Period of poll is specified by deadlock_check_timeout_sec
parameter (default value is 5 seconds).
Local lock graphs are combined into global lock graph which is analyzed for presence of loops.
A loop in lock graph means distributed deadlock. Monitor function tries to resolve deadlock by canceling one or more backends
involved in the deadlock loop (using pg_cancel_backend
function, which is not actually terminate backend but tries to cancel current query).
As far as not all backends are blocked in active query state, it may be needed send cancel several times.
Right now canceled backend is randomly chosen within
deadlock loop.
Local local graphs collected from all nodes do not form consistent global snapshot, so there is possibility of false deadlocks: edges in deadlock loop correspond to different moment of times. To prevent false deadlock detection, monitor function doesn't react on detected deadlock immediately.

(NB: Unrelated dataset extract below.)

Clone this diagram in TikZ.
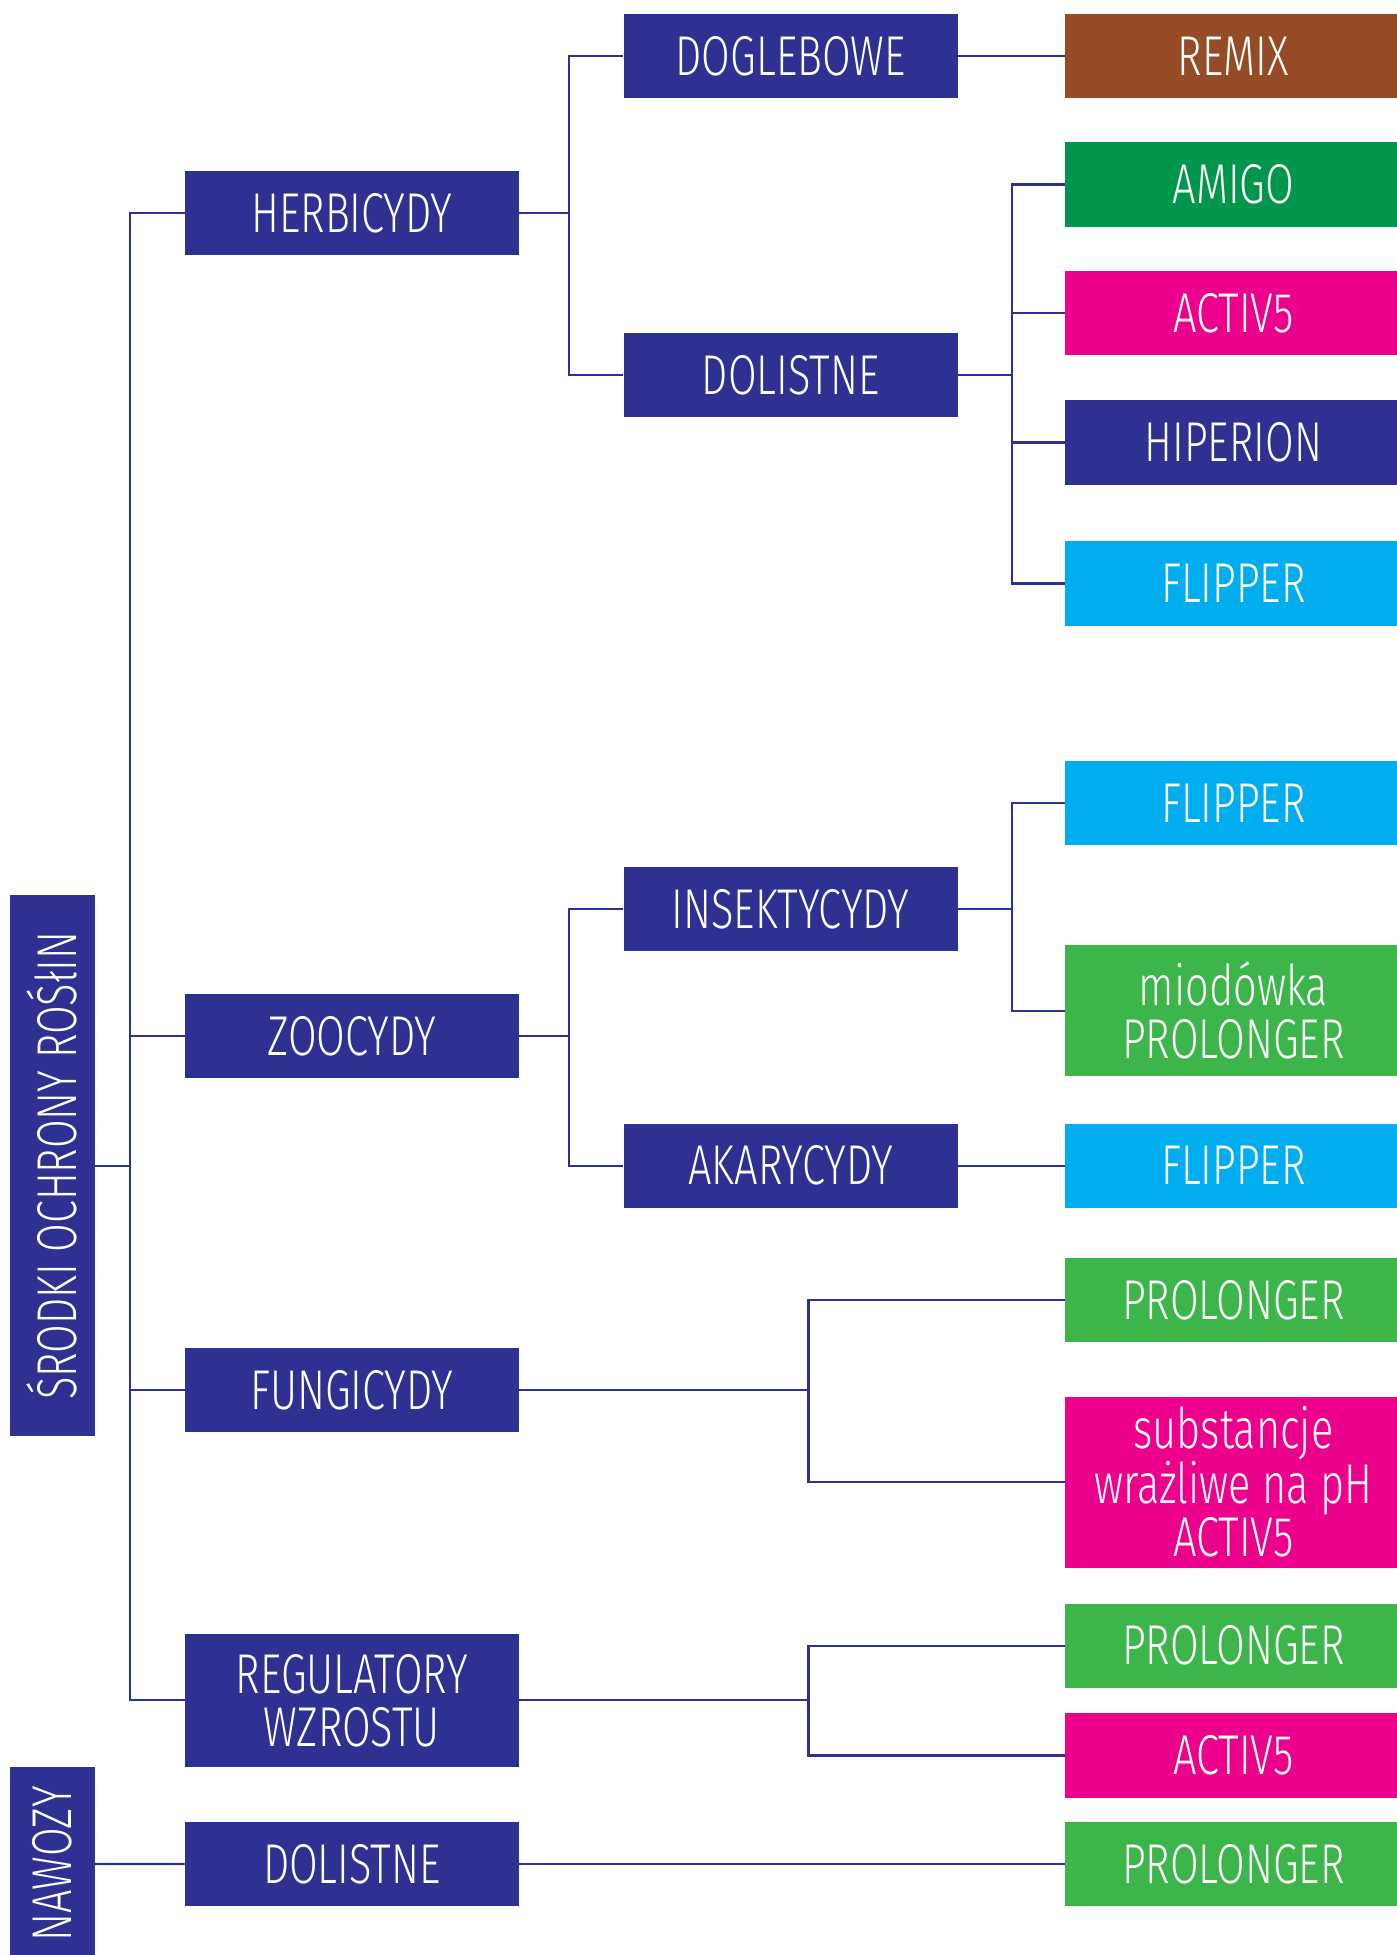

Instead of it, previous deadlock loop located at previous iteration is compared with current deadlock loop and only if them are equal, then deadlock is reported and recovery is performed.
If some node is unreachable then monitor function prints correspondent error message and retries access until
rm_node_timeout_sec
timeout expiration. After it node is removed from the cluster using shardman.rm_node
function.
If redundancy level is non-zero, then primary partitions from the disabled node are replaced with replicas.
When using vanilla PostgreSQL, local changes are handled by PostgreSQL as usual
-- so if you queries touch only only node, you are safe. Distributed
transactions for postgres_fdw
are provided by patched postgres, but
that's largely work in progress:
postgres_fdw.use_twophase = on
GUC turns on 2PC commit, but resolving procedure is fully manual for now, and replicas don't receivePREPARE
yet.track_global_snapshots
andpostgres_fdw.use_global_snapshots
GUCs control distrubuted snapshot manager, providingsnapshot isolation
transaction isolation level.
The only shardlord's state is tables with metadata mentioned above. They can be replicated (with physical or logical replication) to some other node, which can be made new shardlord at any moment.
- You should not touch
sync_standby_names
manually while using pg_shardman. - The shardlord itself can't be worker node for now.
- All limitations of
pg_pathman
, e.g. we don't support global primary keys and foreign keys to sharded tables.